» **Exercise**:
Copy every line that mentions the word "matches".

» **Collected material**:
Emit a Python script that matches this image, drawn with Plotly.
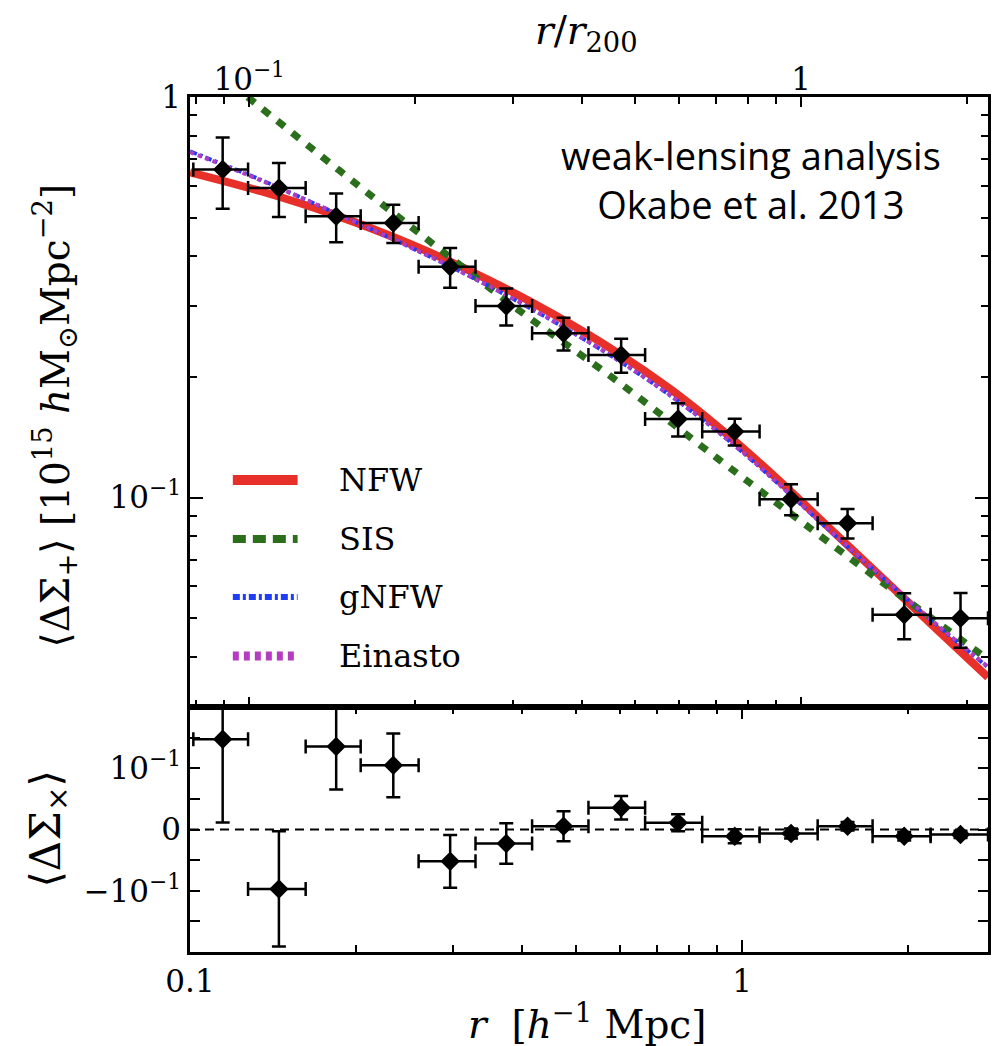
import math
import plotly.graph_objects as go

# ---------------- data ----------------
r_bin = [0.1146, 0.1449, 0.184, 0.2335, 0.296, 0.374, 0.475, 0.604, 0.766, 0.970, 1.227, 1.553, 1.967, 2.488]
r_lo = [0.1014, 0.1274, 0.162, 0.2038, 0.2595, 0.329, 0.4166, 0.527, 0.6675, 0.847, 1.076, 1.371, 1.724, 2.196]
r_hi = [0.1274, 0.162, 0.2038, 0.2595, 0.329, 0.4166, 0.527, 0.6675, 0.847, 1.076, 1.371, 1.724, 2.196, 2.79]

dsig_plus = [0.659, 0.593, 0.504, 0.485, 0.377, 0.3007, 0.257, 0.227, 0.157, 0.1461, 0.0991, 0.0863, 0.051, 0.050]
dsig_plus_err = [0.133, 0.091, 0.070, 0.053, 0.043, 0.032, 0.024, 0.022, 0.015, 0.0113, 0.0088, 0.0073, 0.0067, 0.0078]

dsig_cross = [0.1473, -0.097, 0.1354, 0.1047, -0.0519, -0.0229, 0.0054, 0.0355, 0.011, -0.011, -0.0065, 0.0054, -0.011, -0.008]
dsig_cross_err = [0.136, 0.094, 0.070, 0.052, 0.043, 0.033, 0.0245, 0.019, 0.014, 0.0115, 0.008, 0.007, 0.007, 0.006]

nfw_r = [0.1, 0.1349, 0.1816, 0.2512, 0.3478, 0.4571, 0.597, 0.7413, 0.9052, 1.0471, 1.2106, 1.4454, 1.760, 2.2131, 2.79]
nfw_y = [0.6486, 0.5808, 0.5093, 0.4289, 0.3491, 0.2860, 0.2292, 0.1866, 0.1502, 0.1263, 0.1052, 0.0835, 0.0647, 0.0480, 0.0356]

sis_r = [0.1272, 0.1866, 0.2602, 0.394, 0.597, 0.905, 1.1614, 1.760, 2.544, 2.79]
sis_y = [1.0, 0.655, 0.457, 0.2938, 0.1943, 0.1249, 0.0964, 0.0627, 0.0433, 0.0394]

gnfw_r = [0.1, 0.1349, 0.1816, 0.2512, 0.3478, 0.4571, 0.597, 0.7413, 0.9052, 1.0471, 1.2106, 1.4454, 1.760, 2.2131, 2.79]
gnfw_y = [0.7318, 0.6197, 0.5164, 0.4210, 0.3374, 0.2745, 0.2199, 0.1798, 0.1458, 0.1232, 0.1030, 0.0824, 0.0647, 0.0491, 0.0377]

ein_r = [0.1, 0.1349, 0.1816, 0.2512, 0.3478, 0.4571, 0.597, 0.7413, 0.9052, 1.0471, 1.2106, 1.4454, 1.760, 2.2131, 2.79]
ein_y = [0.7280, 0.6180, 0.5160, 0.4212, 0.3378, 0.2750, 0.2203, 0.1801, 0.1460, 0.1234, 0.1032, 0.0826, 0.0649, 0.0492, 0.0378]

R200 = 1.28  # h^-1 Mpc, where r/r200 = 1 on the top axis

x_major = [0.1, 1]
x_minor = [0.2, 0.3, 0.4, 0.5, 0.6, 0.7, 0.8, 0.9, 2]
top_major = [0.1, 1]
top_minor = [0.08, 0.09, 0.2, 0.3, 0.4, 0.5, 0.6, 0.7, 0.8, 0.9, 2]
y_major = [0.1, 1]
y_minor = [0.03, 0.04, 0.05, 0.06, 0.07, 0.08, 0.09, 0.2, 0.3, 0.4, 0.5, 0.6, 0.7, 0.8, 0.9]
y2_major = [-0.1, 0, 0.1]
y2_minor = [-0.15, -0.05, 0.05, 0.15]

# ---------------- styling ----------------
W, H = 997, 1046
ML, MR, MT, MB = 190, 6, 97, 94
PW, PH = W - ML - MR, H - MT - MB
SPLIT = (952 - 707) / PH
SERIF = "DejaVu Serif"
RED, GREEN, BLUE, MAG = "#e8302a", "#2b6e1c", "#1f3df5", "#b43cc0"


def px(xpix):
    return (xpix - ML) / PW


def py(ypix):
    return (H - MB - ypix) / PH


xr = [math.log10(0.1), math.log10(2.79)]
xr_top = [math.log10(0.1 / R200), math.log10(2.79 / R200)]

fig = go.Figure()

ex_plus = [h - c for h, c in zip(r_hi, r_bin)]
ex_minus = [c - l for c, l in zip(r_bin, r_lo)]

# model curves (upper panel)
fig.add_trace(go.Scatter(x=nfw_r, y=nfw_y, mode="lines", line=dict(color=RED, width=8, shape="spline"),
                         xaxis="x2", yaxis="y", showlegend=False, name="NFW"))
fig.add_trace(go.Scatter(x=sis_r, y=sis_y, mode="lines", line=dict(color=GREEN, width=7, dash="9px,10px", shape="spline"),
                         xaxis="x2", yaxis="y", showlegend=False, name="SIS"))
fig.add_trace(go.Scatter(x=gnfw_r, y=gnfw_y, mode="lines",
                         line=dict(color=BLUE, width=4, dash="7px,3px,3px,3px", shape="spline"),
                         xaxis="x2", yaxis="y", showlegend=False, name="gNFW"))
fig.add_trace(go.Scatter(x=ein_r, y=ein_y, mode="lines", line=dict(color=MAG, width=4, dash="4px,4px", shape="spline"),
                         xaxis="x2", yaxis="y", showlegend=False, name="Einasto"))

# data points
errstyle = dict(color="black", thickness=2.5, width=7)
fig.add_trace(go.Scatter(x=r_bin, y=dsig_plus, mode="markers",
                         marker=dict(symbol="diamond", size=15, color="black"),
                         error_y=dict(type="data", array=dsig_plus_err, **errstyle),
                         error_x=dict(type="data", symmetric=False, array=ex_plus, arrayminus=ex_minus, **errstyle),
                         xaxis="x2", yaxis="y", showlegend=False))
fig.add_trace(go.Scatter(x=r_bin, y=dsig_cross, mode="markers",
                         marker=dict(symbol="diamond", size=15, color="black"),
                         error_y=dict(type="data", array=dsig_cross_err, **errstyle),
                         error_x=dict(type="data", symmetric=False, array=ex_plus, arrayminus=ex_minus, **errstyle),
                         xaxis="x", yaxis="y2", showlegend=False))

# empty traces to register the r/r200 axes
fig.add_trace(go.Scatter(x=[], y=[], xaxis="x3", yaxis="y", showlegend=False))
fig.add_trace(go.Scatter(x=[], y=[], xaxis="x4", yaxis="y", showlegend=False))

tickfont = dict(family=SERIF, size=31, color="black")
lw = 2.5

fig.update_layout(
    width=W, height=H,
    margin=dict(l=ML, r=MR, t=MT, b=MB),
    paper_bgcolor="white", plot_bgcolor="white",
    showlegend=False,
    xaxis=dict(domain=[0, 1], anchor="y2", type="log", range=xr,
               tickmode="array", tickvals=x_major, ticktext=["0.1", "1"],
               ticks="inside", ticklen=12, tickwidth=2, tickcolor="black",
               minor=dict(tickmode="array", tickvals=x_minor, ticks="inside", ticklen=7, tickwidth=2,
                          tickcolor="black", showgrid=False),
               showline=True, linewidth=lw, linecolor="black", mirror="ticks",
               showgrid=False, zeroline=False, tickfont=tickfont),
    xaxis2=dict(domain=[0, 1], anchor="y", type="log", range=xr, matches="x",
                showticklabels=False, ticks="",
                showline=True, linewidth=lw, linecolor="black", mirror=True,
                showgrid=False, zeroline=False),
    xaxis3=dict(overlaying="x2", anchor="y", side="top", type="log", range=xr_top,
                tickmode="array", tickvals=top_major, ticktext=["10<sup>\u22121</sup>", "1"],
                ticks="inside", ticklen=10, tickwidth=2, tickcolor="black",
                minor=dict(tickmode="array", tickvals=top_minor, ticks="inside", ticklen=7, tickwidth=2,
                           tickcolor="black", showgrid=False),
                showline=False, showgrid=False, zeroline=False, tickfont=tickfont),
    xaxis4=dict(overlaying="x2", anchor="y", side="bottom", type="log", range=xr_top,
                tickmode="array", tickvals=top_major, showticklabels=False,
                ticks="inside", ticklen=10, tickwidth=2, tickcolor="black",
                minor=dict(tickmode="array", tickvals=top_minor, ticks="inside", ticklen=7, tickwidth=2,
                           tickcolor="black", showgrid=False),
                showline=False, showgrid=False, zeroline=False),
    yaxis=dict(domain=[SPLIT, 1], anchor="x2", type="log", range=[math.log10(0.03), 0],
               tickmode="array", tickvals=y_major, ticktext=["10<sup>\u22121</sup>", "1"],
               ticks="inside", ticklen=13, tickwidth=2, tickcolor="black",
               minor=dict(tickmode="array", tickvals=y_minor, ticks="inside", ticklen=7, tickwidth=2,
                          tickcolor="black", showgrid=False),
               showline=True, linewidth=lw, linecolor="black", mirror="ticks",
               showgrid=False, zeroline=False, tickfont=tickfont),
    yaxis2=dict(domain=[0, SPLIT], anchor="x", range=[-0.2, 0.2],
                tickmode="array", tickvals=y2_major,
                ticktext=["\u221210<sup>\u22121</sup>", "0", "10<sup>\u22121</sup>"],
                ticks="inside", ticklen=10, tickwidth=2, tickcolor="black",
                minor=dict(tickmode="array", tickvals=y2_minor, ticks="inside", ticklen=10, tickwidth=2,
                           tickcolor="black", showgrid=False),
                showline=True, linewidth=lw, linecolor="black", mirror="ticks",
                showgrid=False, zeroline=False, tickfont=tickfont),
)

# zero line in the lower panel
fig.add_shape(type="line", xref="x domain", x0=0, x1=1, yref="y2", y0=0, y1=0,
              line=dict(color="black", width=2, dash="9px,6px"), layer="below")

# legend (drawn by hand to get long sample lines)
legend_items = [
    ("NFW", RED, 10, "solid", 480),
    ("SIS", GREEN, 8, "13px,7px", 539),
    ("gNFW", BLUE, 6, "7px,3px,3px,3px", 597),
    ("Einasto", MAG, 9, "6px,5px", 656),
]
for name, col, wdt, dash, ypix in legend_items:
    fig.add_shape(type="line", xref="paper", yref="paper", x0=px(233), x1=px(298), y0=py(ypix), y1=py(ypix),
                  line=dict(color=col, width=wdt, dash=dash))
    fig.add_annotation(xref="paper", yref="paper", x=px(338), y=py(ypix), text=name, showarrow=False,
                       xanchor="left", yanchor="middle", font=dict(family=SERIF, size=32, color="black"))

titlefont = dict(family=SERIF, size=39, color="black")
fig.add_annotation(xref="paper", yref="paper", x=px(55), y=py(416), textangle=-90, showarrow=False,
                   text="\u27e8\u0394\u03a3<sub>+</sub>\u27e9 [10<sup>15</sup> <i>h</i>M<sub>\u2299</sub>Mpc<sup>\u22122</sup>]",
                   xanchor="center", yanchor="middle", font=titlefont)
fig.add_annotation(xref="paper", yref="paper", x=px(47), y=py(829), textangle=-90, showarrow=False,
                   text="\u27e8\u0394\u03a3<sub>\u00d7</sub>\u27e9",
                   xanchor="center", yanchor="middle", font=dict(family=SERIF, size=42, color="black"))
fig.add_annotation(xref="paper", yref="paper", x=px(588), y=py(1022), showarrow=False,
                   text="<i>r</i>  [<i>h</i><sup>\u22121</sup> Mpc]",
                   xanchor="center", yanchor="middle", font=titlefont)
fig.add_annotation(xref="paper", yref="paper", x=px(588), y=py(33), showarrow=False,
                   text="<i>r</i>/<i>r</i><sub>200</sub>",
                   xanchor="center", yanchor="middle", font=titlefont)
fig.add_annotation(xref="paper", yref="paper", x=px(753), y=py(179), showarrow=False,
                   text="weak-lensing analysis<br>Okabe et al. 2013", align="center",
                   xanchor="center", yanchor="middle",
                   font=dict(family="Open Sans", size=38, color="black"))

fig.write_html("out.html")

» **Worked answer**:
Emit a Python script that matches this image, drawn with Plotly.
    xaxis2=dict(domain=[0, 1], anchor="y", type="log", range=xr, matches="x",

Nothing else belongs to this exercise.